I spent time in prayer but was in a period of waiting on the Lord to lead my path.  The Lord chose not to answer right away.  I think he was refining me by teaching me patience and trust in His will for me.  It is hard to wait.  I wanted to jump right in to something else because I had a hundred ideas of things I wanted to do but didn’t have peace about.  In this time I had to neatly fold all my plans and lay them at the altar knowing that the will of God is so much greater than all the neat ideas I have swimming around in my head.

Several months ago God brought Titus 2: 3-5 to mind.  I kept thinking I have many Godly older women mentors-maybe God wanted me to have more?  I continued to pray about it and several weeks later while reading it for the hundreth time I finally got it!  God was telling me that I am the older women being spoken about in the verses.  Seriously?

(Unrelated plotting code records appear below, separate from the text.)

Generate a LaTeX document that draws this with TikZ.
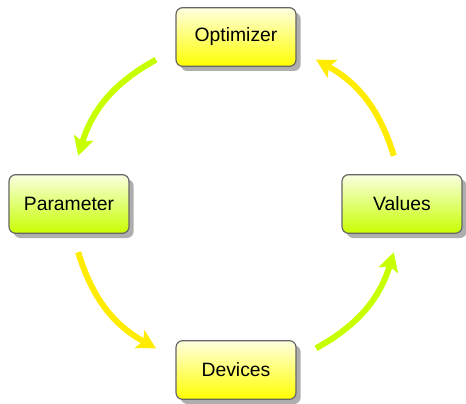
\documentclass[tikz,border=0pt]{standalone}
\usepackage{fontspec}
\setmainfont{Liberation Sans}
\usetikzlibrary{shadows,arrows.meta,scopes}
\definecolor{lime}{HTML}{C8FF00}
\definecolor{gold}{HTML}{FFEC00}

\begin{document}
\begin{tikzpicture}[x=0.75pt,y=0.75pt,
        box/.style={rectangle,rounded corners=5pt,draw=black!60,line width=0.9pt,
            minimum width=90pt,minimum height=44pt,font=\fontsize{14.5}{17}\selectfont,
            drop shadow={shadow xshift=3.5pt,shadow yshift=-3.5pt,fill=black!45,opacity=0.7}},
        ybox/.style={box,top color=yellow!12,bottom color=yellow},
        gbox/.style={box,top color=lime!12,bottom color=lime},
        flow/.style={line width=4.5pt,-{Stealth[length=14pt,width=15pt,inset=3pt]}}]
        \useasboundingbox (-236,-199) rectangle (230,204);
        \node[ybox] (opt) at (0,167) {Optimizer};
        \node[gbox] (par) at (-167,0) {Parameter};
        \node[gbox] (val) at (166,0) {Values};
        \node[ybox] (dev) at (0,-166) {Devices};
        % arc ends
        \coordinate (o1) at (119:165);
        \coordinate (p1) at (163:165);
        \coordinate (p2) at (197:165);
        \coordinate (d1) at (241:165);
        \coordinate (d2) at (299:165);
        \coordinate (v1) at (343:165);
        \coordinate (v2) at (17:165);
        \coordinate (o2) at (61:165);
        {[flow]
        \draw[lime] (o1) to[bend right=22] (p1);
        \draw[gold] (p2) to[bend right=22] (d1);
        \draw[lime] (d2) to[bend right=22] (v1);
        \draw[gold] (v2) to[bend right=22] (o2);
        }
    \end{tikzpicture}
\end{document}
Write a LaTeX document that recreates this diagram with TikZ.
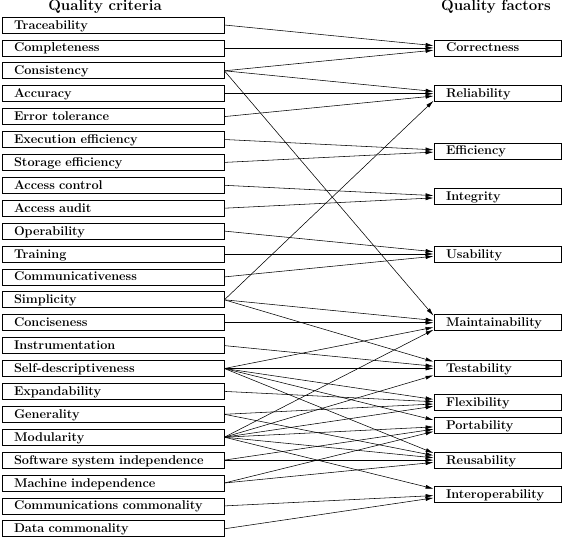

I was thinking, first, I have to leave a ministry I love and now God is telling me that I am old.

Reading this, I came to understand that the older women were teaching the younger women-I have daughters, I have a community of young wives and moters comming up right behind me.  I have almost 18 years of being a mama under my belt along with countless other experiences.  God has given me the gift of wisdom.  Am as as wise as I will ever be?  No, of course not, but enough to be an encouragement to other younger women.  To walk beside them as they are journeying a path I already took.

God is taking my youngish self and gathering my experiences and strengths and channeling them into something just as wonderful but different-and I am starting to be OK with it, dare I say excited.

God, gave me this precious break to regroup and put my focus right back on Him.  This has given me a more mature deeper relationship to the One who loves me most.  I’m still not sure what exactly all that God has in store for me but I do know that I can wait and trust in His perfect timing (proverbs 3:5-6).

Are you in a season of transition?  How is God working in your life during this time?  I would love to know!